▶ WHAT TO PRODUCE:
Select and copy out every line in the records containing "matplotlib".

[Start of MATERIAL SUPPLIED]

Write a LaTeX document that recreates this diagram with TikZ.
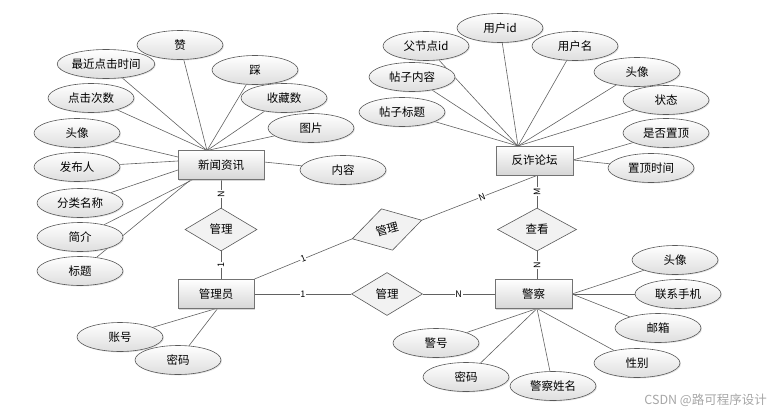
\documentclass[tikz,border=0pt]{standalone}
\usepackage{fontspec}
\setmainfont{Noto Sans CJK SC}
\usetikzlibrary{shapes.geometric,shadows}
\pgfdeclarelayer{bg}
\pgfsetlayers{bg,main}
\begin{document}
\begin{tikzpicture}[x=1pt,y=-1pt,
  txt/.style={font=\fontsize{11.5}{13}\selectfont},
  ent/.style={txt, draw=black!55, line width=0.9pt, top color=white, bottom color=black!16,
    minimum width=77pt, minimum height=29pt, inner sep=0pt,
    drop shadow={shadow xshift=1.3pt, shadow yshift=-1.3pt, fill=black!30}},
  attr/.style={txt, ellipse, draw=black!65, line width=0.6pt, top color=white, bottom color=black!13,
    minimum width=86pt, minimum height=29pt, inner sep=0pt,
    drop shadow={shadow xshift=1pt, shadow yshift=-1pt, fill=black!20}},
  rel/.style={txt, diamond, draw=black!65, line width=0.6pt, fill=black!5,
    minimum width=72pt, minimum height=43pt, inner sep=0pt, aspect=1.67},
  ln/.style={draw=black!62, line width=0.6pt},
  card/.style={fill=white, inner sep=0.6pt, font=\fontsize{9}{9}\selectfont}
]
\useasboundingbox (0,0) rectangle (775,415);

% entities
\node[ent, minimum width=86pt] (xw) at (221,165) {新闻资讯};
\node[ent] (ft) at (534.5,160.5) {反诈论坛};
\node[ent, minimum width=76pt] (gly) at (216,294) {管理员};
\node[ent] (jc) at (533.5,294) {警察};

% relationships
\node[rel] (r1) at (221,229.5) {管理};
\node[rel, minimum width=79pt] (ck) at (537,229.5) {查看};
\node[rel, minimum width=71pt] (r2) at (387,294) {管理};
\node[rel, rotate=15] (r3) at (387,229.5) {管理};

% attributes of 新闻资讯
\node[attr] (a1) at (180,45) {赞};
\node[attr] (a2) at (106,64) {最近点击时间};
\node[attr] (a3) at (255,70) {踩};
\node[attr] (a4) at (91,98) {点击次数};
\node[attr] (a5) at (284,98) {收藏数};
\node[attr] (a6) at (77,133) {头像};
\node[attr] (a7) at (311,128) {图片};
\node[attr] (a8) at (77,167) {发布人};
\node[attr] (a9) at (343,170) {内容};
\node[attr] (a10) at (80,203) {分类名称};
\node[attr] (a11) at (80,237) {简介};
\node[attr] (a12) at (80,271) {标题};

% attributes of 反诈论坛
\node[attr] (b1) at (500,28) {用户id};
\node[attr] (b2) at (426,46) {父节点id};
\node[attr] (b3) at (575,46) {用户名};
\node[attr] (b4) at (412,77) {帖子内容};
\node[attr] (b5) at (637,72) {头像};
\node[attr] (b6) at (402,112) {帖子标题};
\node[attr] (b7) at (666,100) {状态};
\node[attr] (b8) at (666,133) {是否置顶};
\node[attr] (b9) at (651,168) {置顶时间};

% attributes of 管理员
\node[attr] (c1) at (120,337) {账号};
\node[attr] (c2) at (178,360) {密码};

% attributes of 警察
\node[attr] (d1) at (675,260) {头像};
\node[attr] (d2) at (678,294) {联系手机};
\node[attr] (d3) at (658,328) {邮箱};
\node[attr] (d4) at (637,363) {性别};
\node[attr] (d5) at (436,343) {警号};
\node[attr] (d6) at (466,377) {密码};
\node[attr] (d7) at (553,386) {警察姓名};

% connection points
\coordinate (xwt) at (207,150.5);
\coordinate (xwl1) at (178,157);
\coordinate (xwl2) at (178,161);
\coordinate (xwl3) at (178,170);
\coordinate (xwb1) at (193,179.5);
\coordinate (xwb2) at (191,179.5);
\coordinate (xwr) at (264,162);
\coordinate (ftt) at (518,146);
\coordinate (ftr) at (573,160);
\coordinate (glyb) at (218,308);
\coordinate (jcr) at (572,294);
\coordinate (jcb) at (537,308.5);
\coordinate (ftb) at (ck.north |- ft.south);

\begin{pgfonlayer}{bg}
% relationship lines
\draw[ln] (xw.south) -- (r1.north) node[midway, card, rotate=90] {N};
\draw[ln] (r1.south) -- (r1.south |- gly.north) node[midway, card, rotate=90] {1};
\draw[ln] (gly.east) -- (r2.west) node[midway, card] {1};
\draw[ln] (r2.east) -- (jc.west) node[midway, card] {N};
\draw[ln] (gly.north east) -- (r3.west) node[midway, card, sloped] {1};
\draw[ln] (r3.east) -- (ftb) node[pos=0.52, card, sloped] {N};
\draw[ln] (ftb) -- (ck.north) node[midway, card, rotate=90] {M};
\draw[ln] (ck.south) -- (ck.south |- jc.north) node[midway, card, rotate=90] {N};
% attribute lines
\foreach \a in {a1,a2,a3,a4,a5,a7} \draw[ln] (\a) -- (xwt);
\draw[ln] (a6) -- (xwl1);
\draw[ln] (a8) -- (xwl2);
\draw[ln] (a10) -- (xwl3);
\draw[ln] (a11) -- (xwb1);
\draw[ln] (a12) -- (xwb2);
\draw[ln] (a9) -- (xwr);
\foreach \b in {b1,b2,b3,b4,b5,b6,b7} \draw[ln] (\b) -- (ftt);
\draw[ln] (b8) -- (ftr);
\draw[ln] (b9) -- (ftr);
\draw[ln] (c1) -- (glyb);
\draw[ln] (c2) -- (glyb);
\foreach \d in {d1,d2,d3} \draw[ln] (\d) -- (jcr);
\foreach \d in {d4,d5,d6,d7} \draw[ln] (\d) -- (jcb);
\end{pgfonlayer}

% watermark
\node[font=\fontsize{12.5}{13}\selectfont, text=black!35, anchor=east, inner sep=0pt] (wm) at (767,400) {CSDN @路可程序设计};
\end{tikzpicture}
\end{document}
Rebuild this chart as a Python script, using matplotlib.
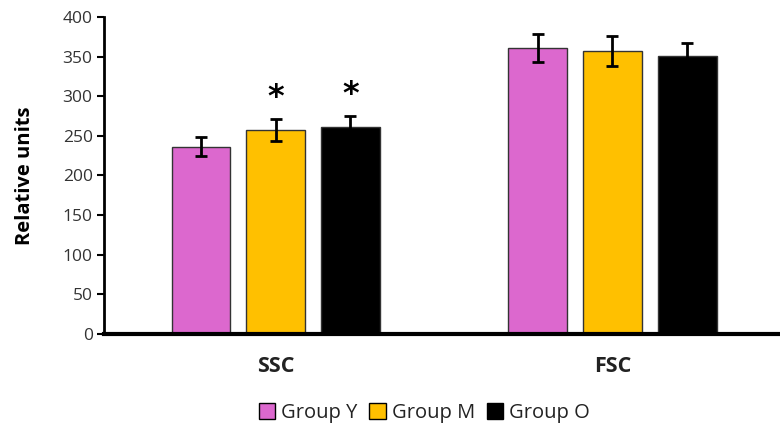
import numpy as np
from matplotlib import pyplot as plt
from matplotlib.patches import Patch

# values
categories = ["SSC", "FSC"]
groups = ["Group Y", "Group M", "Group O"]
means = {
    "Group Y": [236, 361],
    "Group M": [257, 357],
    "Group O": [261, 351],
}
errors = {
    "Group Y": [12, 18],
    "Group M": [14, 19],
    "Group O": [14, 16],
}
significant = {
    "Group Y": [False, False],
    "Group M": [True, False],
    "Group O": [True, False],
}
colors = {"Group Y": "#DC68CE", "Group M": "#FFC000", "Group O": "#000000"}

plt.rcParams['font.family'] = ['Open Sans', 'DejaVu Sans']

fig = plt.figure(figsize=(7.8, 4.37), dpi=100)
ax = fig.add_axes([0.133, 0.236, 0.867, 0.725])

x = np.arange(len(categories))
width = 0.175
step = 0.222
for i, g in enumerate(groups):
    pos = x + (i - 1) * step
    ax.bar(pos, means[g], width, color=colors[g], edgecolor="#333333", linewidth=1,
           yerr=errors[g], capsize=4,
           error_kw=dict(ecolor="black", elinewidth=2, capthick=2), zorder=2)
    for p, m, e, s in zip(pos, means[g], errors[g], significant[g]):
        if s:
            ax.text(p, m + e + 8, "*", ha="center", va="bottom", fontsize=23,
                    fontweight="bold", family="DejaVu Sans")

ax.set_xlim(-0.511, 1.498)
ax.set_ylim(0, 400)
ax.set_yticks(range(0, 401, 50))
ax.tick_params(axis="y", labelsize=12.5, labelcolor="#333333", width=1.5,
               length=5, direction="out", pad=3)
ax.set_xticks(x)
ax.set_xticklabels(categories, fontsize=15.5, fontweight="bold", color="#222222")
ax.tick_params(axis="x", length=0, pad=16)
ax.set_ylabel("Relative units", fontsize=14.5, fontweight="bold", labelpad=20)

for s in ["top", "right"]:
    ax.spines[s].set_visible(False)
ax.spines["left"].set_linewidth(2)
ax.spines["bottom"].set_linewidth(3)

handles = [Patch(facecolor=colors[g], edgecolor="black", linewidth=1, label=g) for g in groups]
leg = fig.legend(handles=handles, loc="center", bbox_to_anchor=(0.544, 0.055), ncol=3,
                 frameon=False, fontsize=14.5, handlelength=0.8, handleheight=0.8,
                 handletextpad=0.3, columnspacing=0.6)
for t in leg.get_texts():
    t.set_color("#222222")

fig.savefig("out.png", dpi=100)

[End of MATERIAL SUPPLIED]

▶ EXERCISE OUTPUT:
Rebuild this chart as a Python script, using matplotlib.
from matplotlib import pyplot as plt
from matplotlib.patches import Patch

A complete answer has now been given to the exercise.